In B12, T.append(cs) function generates a cursor according to A7’s employee data and populates the cursor data into the composite table’s base table. In the T.append(cs) function, cursor cs and entity table T should have the same structure, which means they need to have same number of fields and same field names. Otherwise, errors will appear in data appending. The function uses @i option to append data to an entity table immediately. Without the option, the function cumulates a certain number of records before writing them in an entity table, or it writes data to a composite table when T'.close() function closes the table. When T.append() function is used to add data, composite table T should not be opened in multiple locations, otherwise data collision may occur.

In A13, T.attach(T',C1,…) function adds another entity table stable in the composite table. It has two fields – OCount (number of orders) and OAmount (order amount). B13 fill this entity table with data.

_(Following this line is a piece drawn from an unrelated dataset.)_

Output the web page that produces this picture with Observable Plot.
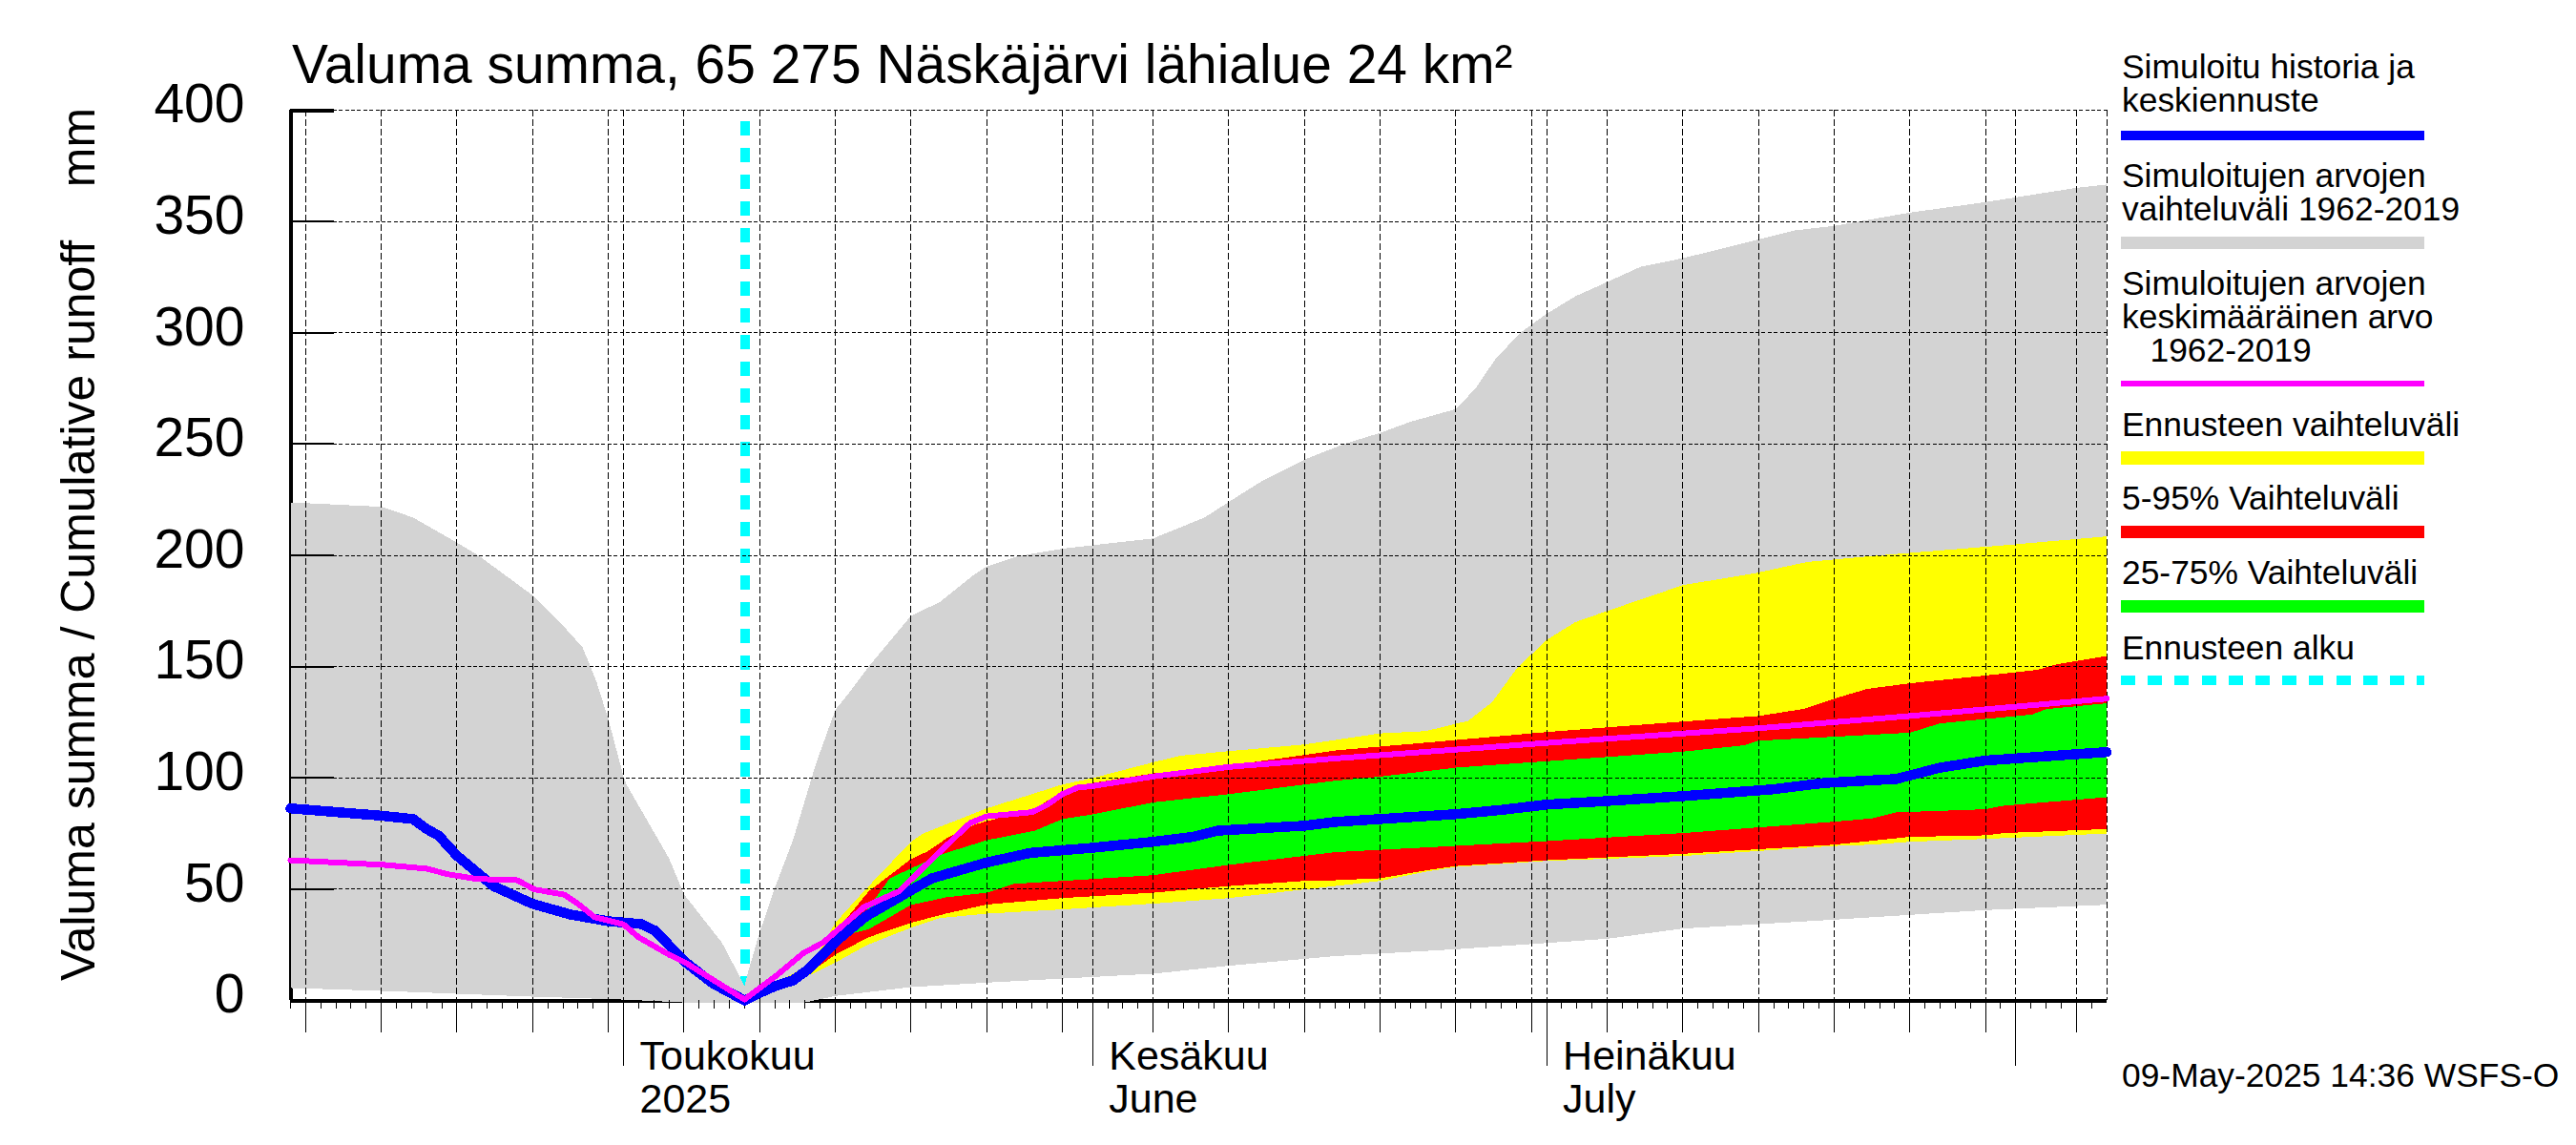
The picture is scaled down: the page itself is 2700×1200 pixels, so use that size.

One thing to note is that the seller table stable depends on the base table, or the entity table employee. It is called the attached table of a composite table’s base table; the base table, or the entity table employee as in here, is called stable’s parent table. Except for its own fields, an attached table must contain the parent table’s key field(s). So B10’s table should have the base table’s key EID. As a new key isn’t set for stable, both entity tables have the same dimension EID, which makes them homo-dimension tables. In a composite table, if the base table and its attached table are homo-dimension tables, records in the attached table correspond to certain records in the base table.

B14 defines fields for phyiscal table orders, or the base table in the composite table orders.ctx. EID (salespeople number) is set as the dimension. Here @p option is used to group data by segment by EID field at storage,ensuring that the order records of one salesperson are all retrieved into one segment.

B15 enters the order data into the orders.ctx’s base table.

A16 adds an entity table otable to compoiste table orders.ctx. B16 populates it with A10’s order data.

In compoiste table orders.ctx, otable depends on phyiscal table orders and thus is its attached table; orders is otable’s parent table. The parent table has one key EID, but the attached table has another key OID besides the parent table’s key. In this case, the base table and the attached table are parent-child relationship.

Now we know that a composite table can have more than one entity table. The relationship between multiple entity tables should be the parent-attached relationship. There must be one and only one base table. In line 17, the composite table is closed after its work is done. It is closed by closing the base table only. The close action can be omitted if no data is written to the composite table during computation.